After an acquisition, fill-up the acquisition metadata in the following log: /dicom/logs/log_dcms.csv. Specify the project, subjects, session IDs, as well as other general information such as date, dicom reference, scanner used, short description and notes (check the log for more information).
Then you are ready to go !
main script: run_dcm2csv
related utils: dcm_utils
usage: run_dcm2csv.py [-h] --path PATH (--check | --process)
DICOM File Parser
options:
-h, --help show this help message and exit
--path PATH Path to dicoms directory qMRI/dicom/YYYYMMDDHH/MMSS0000/
--check Check for DICOM files prior Process
--process Process DICOM files
Some manual dicom selection is required before processing. You will need to identify the localizers and the failed acquisition volumes and put them in a separate folder. You can use the print on the terminal showing dicom ID and dicom description and then manually move them to another sub folders (see arboresence 0.1). In addition, if you acquired several run during that acquisition, create one subfolder for each session.

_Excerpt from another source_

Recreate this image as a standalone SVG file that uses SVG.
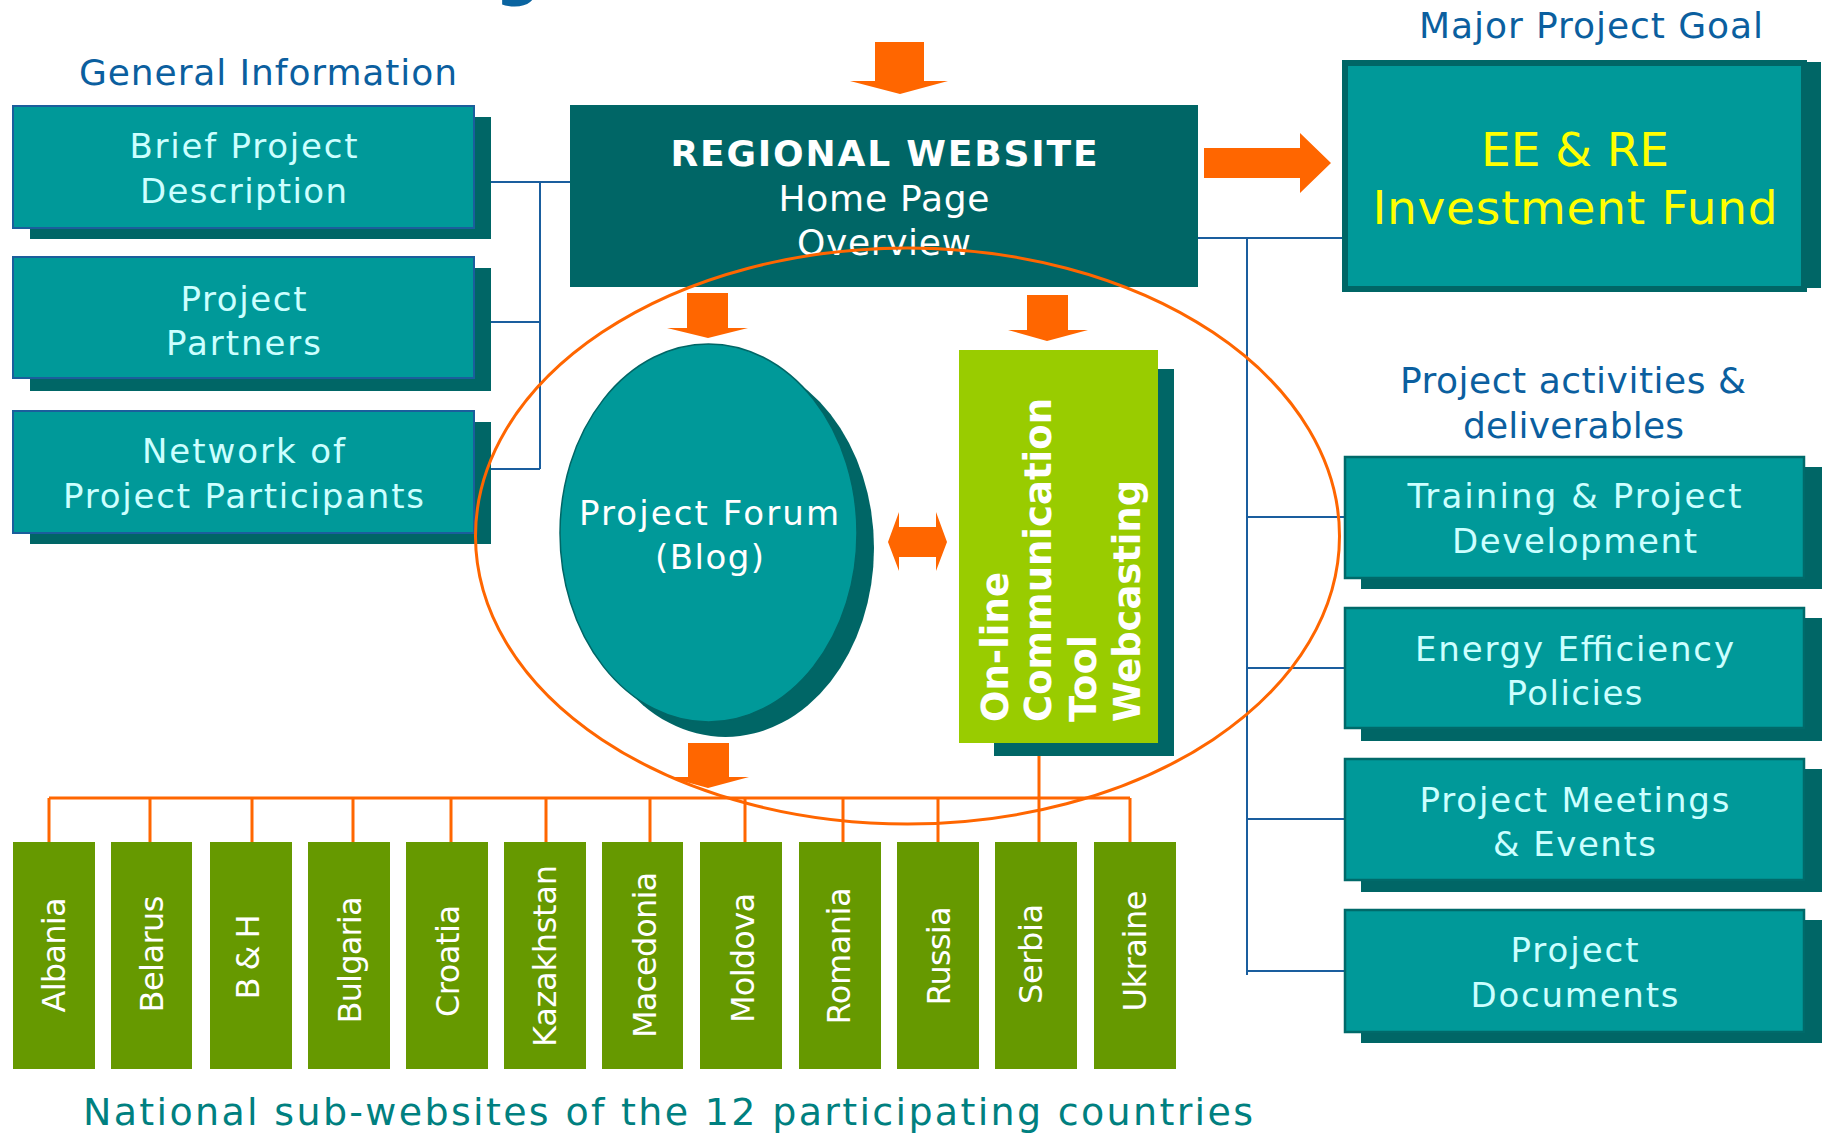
<svg xmlns="http://www.w3.org/2000/svg" width="1826" height="1139" viewBox="0 0 1826 1139">
<style>
text{font-family:"DejaVu Sans","Liberation Sans",sans-serif}
.hdr{font-size:36px;fill:#0b5f9f}
.bt{font-size:34px;fill:#ccffff;text-anchor:middle}
.boxl{fill:#009999;stroke:#1b5e9c;stroke-width:2}
.boxr{fill:#009999;stroke:#006a6a;stroke-width:2.5}
.sh{fill:#006666}
.arr{fill:#ff6600}
.blue{stroke:#1a5e9e;stroke-width:2;fill:none}
.org{stroke:#ff6600;stroke-width:3;fill:none}
.cty{fill:#669900}
.ct{font-size:32px;fill:#ffffff;text-anchor:middle}
.vt{font-size:37px;font-weight:bold;fill:#ffffff}
</style>

<text x="518" y="-7" font-size="64" font-weight="bold" fill="#0a64a0" text-anchor="middle">g</text>

<g id="connectors">
  <path class="blue" d="M474,182 H570 M474,322 H540 M474,469 H540 M540,182 V469"/>
  <path class="blue" d="M1198,238 H1342 M1247,238 V975 M1247,517 H1345 M1247,668 H1345 M1247,819 H1345 M1247,971 H1345"/>
  <path class="org" d="M49,798 H1130 M49,798 V842 M150,798 V842 M252,798 V842 M353,798 V842 M451,798 V842 M546,798 V842 M650,798 V842 M745,798 V842 M843,798 V842 M938,798 V842 M1039,756 V842 M1130,798 V842"/>
  <polygon class="arr" points="875,42 924,42 924,81 948,81 900,94 850,81 875,81"/>
  <polygon class="arr" points="1204,148 1300,148 1300,133 1331,163 1300,193 1300,178 1204,178"/>
  <polygon class="arr" points="687,293 728,293 728,328 748,328 708,338 667,328 687,328"/>
  <polygon class="arr" points="1027,295 1068,295 1068,330 1088,330 1047,341 1008,330 1027,330"/>
  <polygon class="arr" points="688,743 729,743 729,777 749,777 708,788 668,777 688,777"/>
  <polygon class="arr" points="888,542 899,512 899,527 936,527 936,512 947,542 936,571 936,557 899,557 899,571"/>
</g>

<g id="hdr-general"><text class="hdr" x="79" y="85" textLength="378">General Information</text></g>
<g id="hdr-goal"><text class="hdr" x="1419" y="38" textLength="344">Major Project Goal</text></g>
<g id="hdr-activities">
  <text class="hdr" x="1400" y="393" textLength="346">Project activities &amp;</text>
  <text class="hdr" x="1463" y="438" textLength="221">deliverables</text>
</g>

<g id="brief">
  <rect class="sh" x="30" y="117" width="461" height="122"/>
  <rect class="boxl" x="13" y="106" width="461" height="122"/>
  <text class="bt" x="243.5" y="158" textLength="228">Brief Project</text>
  <text class="bt" x="243.5" y="203" textLength="207">Description</text>
</g>
<g id="partners">
  <rect class="sh" x="30" y="268" width="461" height="123"/>
  <rect class="boxl" x="13" y="257" width="461" height="121"/>
  <text class="bt" x="243.5" y="311" textLength="126">Project</text>
  <text class="bt" x="243.5" y="355" textLength="155">Partners</text>
</g>
<g id="network">
  <rect class="sh" x="30" y="422" width="461" height="122"/>
  <rect class="boxl" x="13" y="411" width="461" height="122"/>
  <text class="bt" x="243.5" y="463" textLength="203">Network of</text>
  <text class="bt" x="243.5" y="508" textLength="361">Project Participants</text>
</g>

<g id="website">
  <rect x="570" y="105" width="628" height="182" fill="#006666"/>
  <text x="884" y="166" font-size="36" font-weight="bold" fill="#ffffff" text-anchor="middle" textLength="427">REGIONAL WEBSITE</text>
  <text x="884" y="211" font-size="36" fill="#ffffff" text-anchor="middle" textLength="211">Home Page</text>
  <text x="884" y="255" font-size="36" fill="#ffffff" text-anchor="middle" textLength="174">Overview</text>
</g>

<g id="fund">
  <rect class="sh" x="1357" y="62" width="464" height="226"/>
  <rect x="1345" y="63" width="459" height="226" fill="#009999" stroke="#006666" stroke-width="6"/>
  <text x="1575" y="166" font-size="47" fill="#ffff00" text-anchor="middle" textLength="188">EE &amp; RE</text>
  <text x="1575" y="224" font-size="47" fill="#ffff00" text-anchor="middle" textLength="405">Investment Fund</text>
</g>

<g id="training">
  <rect class="sh" x="1361" y="467" width="461" height="122"/>
  <rect class="boxr" x="1345" y="457" width="459" height="121"/>
  <text class="bt" x="1574.5" y="508" textLength="334">Training &amp; Project</text>
  <text class="bt" x="1574.5" y="553" textLength="245">Development</text>
</g>
<g id="energy">
  <rect class="sh" x="1361" y="618" width="461" height="123"/>
  <rect class="boxr" x="1345" y="608" width="459" height="120"/>
  <text class="bt" x="1574.5" y="661" textLength="319">Energy Efficiency</text>
  <text class="bt" x="1574.5" y="705" textLength="136">Policies</text>
</g>
<g id="meetings">
  <rect class="sh" x="1361" y="769" width="461" height="123"/>
  <rect class="boxr" x="1345" y="759" width="459" height="121"/>
  <text class="bt" x="1574.5" y="812" textLength="310">Project Meetings</text>
  <text class="bt" x="1574.5" y="856" textLength="163">&amp; Events</text>
</g>
<g id="documents">
  <rect class="sh" x="1361" y="920" width="461" height="123"/>
  <rect class="boxr" x="1345" y="910" width="459" height="122"/>
  <text class="bt" x="1574.5" y="962" textLength="128">Project</text>
  <text class="bt" x="1574.5" y="1007" textLength="208">Documents</text>
</g>

<g id="forum">
  <ellipse cx="725.5" cy="548" rx="148.5" ry="189" fill="#006666"/>
  <ellipse cx="708.5" cy="533" rx="148.5" ry="189" fill="#009999" stroke="#006666" stroke-width="1.5"/>
  <text x="709" y="525" font-size="34" fill="#ffffff" text-anchor="middle" textLength="260">Project Forum</text>
  <text x="709.5" y="569" font-size="34" fill="#ffffff" text-anchor="middle" textLength="109">(Blog)</text>
</g>

<g id="online-tool">
  <rect class="sh" x="994" y="369" width="180" height="387"/>
  <rect x="959" y="350" width="199" height="393" fill="#99cc00"/>
  <text class="vt" transform="translate(1008,722) rotate(-90)" textLength="150" lengthAdjust="spacingAndGlyphs">On-line</text>
  <text class="vt" transform="translate(1051,722) rotate(-90)" textLength="324" lengthAdjust="spacingAndGlyphs">Communication</text>
  <text class="vt" transform="translate(1096,722) rotate(-90)" textLength="87" lengthAdjust="spacingAndGlyphs">Tool</text>
  <text class="vt" transform="translate(1140,722) rotate(-90)" textLength="242" lengthAdjust="spacingAndGlyphs">Webcasting</text>
</g>

<g id="countries">
  <g id="c-albania"><rect class="cty" x="13" y="842" width="82" height="227"/><text class="ct" transform="translate(65,955) rotate(-90)" textLength="115">Albania</text></g>
  <g id="c-belarus"><rect class="cty" x="111" y="842" width="81" height="227"/><text class="ct" transform="translate(163,954) rotate(-90)" textLength="117">Belarus</text></g>
  <g id="c-bh"><rect class="cty" x="210" y="842" width="82" height="227"/><text class="ct" transform="translate(259,957) rotate(-90)" textLength="85">B &amp; H</text></g>
  <g id="c-bulgaria"><rect class="cty" x="308" y="842" width="82" height="227"/><text class="ct" transform="translate(361,960) rotate(-90)" textLength="127">Bulgaria</text></g>
  <g id="c-croatia"><rect class="cty" x="406" y="842" width="82" height="227"/><text class="ct" transform="translate(459,961) rotate(-90)" textLength="112">Croatia</text></g>
  <g id="c-kazakhstan"><rect class="cty" x="504" y="842" width="82" height="227"/><text class="ct" transform="translate(556,956) rotate(-90)" textLength="182">Kazakhstan</text></g>
  <g id="c-macedonia"><rect class="cty" x="602" y="842" width="81" height="227"/><text class="ct" transform="translate(656,955) rotate(-90)" textLength="166">Macedonia</text></g>
  <g id="c-moldova"><rect class="cty" x="700" y="842" width="82" height="227"/><text class="ct" transform="translate(754,958) rotate(-90)" textLength="130">Moldova</text></g>
  <g id="c-romania"><rect class="cty" x="799" y="842" width="82" height="227"/><text class="ct" transform="translate(850,956) rotate(-90)" textLength="137">Romania</text></g>
  <g id="c-russia"><rect class="cty" x="897" y="842" width="82" height="227"/><text class="ct" transform="translate(950,956) rotate(-90)" textLength="99">Russia</text></g>
  <g id="c-serbia"><rect class="cty" x="995" y="842" width="82" height="227"/><text class="ct" transform="translate(1042,954) rotate(-90)" textLength="100">Serbia</text></g>
  <g id="c-ukraine"><rect class="cty" x="1094" y="842" width="82" height="227"/><text class="ct" transform="translate(1146,951) rotate(-90)" textLength="121">Ukraine</text></g>
</g>

<g id="national-caption"><text x="83" y="1125" font-size="38" fill="#008080" textLength="1170">National sub-websites of the 12 participating countries</text></g>

<g id="group-outline"><ellipse class="org" cx="907.5" cy="536" rx="432" ry="288"/></g>
</svg>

After running the script, BIDS data will be generated and nifti files as well as json files listing all acquisition parameters will be generated in the correct BIDS directory. In addition, a metadata csv log YYYYMMDDHH_MMSS0000.csv is generated including run metadata information (such as sub, ses,run ID, TE, orientation, TR,... etc). This metadata csv is subsequently used to run run_qmri_reconstruction and t2_mapping scripts.
Important Note: When exporting the dicom from the scanner software, check the tick box use DICOM file system and Enchanced mode ! Normally, the script should handle different types of dicom format, but bugs might persists if formatting differs.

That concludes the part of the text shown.